Page 69 - Phonebox Magazine November 2014
P. 69
With very mixed feelings I nowadays watch people cycling around. Firstly comes the jealousy that I no longer have the muscle to be there with
them closely followed by a sadness that they no longer have the wide liberty which was mine as a youth between 1945 and 1960.
In those years for most people it was difficult to imagine life without a bicycle just as today many of us would be severely flummoxed without a motor car. I recall holidays cycling around Britain from youth hostel to hostel covering most of five hundred miles per week. Most of those miles were by way of our great trunk roads. We enjoyed looking around and seeing the countryside whilst sitting bolt upright on the saddle only returning our hands to the handlebar to deal with the occasional motorcar or lorry. We were able to really see the countryside around us, and seeing it we learned to love it. We also quickly became proficient map readers (Far more informative than Satnav). Today’s traveller, even in a car, does not enjoy the old freedom to gaze around while today’s cyclist would be near suicidal if trying to ride as we did. By 1920 the bicycle had far surpassed the horse as a means of personal mobility. With the unstoppable advance of austerity it surely makes sense to restore its freedoms as far as practicable. There are things which might well be done. The clowns of planet London speak of earmarking immense sums on HS2 to no one’s advantage outside of their own imaginations; if that money were invested in modest road widening to provide dedicated cycle tracks, especially on our major trunk roads then many people especially youngsters would be encouraged to get out and meet the whole beauty that is England.
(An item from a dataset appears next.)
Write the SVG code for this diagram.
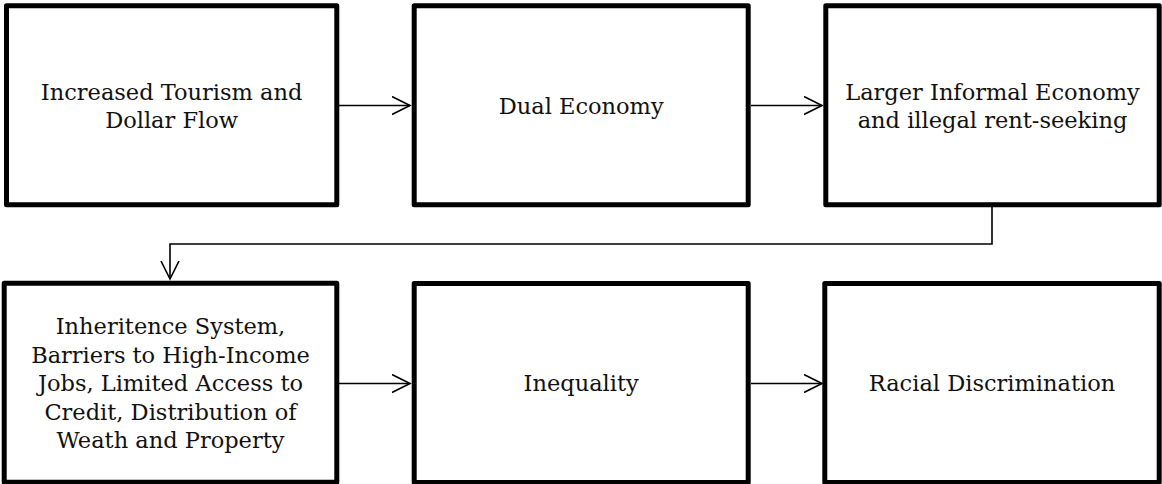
<svg xmlns="http://www.w3.org/2000/svg" width="1162" height="484" viewBox="0 0 1162 484">
<defs>
<style>
.box{fill:#fff;stroke:#000;stroke-width:5;stroke-linejoin:round}
.t{font-family:"DejaVu Serif","Liberation Serif",serif;font-size:22.5px;fill:#111;text-anchor:middle}
.c{fill:none;stroke:#000;stroke-width:1.6}
</style>
<marker id="ah" markerWidth="20" markerHeight="20" refX="18" refY="10" orient="auto" markerUnits="userSpaceOnUse">
<path d="M0,1 L18,10 L0,19" fill="none" stroke="#000" stroke-width="1.6"/>
</marker>
</defs>
<rect width="1162" height="484" fill="#fff"/>
<g id="connectors">
<line class="c" x1="339" y1="105.5" x2="410" y2="105.5" marker-end="url(#ah)"/>
<line class="c" x1="751" y1="105.5" x2="822" y2="105.5" marker-end="url(#ah)"/>
<polyline class="c" points="992,207 992,244 170,244 170,279" marker-end="url(#ah)"/>
<line class="c" x1="339" y1="383.5" x2="410" y2="383.5" marker-end="url(#ah)"/>
<line class="c" x1="751" y1="383.5" x2="822" y2="383.5" marker-end="url(#ah)"/>
</g>
<g id="n1"><rect class="box" x="6.5" y="5.8" width="330.3" height="199"/>
<text class="t" x="171.6" y="100">Increased Tourism and</text>
<text class="t" x="171.6" y="128">Dollar Flow</text></g>
<g id="n2"><rect class="box" x="414.2" y="5.8" width="334" height="199"/>
<text class="t" x="581.2" y="114">Dual Economy</text></g>
<g id="n3"><rect class="box" x="825.8" y="5.8" width="333.4" height="199"/>
<text class="t" x="992.5" y="100">Larger Informal Economy</text>
<text class="t" x="992.5" y="128">and illegal rent-seeking</text></g>
<g id="n4"><rect class="box" x="4.2" y="283.3" width="332.6" height="199"/>
<text class="t" x="170.5" y="334">Inheritence System,</text>
<text class="t" x="170.5" y="362.5">Barriers to High-Income</text>
<text class="t" x="170.5" y="391">Jobs, Limited Access to</text>
<text class="t" x="170.5" y="419.5">Credit, Distribution of</text>
<text class="t" x="170.5" y="448">Weath and Property</text></g>
<g id="n5"><rect class="box" x="414.2" y="283.5" width="334" height="199"/>
<text class="t" x="581.2" y="390.5">Inequality</text></g>
<g id="n6"><rect class="box" x="824.8" y="283.5" width="334.4" height="199"/>
<text class="t" x="992" y="390.5">Racial Discrimination</text></g>
</svg>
Healthier, cheaper and far happier than rushing off to the bleak concrete which comes with the sunshine of coastal Spain.
The advent of austerity may well prove beneficial to millions of us. Bicycle usage is clearly on the up and the cost of running a motor can only go the same way, motor fuel is already close to £8.00 a gallon and we’ll soon be paying £10. Such things stand to alter the way we approach our work. Around 1960 most people worked within 10 miles of home (comfortable cycle range) while tens of thousands commute 25 miles or more to reach their employment; working closer to home may pay rather less by way of salary but the difference in travel cost suggests the bicycle may clinch the deal. I don’t think I’m saying anything very original but I truly believe that austere thinking will alter the work-to-home view of many people; this in itself will reduce the number of motors on the road during commuting hours thus making the cyclists travel a little safer. Just writing these lines has fetched back a thousand wonderful memories so I’m feeling the pull of the open road. Maybe Halfords can find a machine with gears low enough to give my legs a chance. Mind you I will not take to wearing one of those silly helmets, I must have come off my bike a couple of hundred times, sometimes scraping elbows or legs, but I never landed on my head and I’ve never seen anyone else do so either.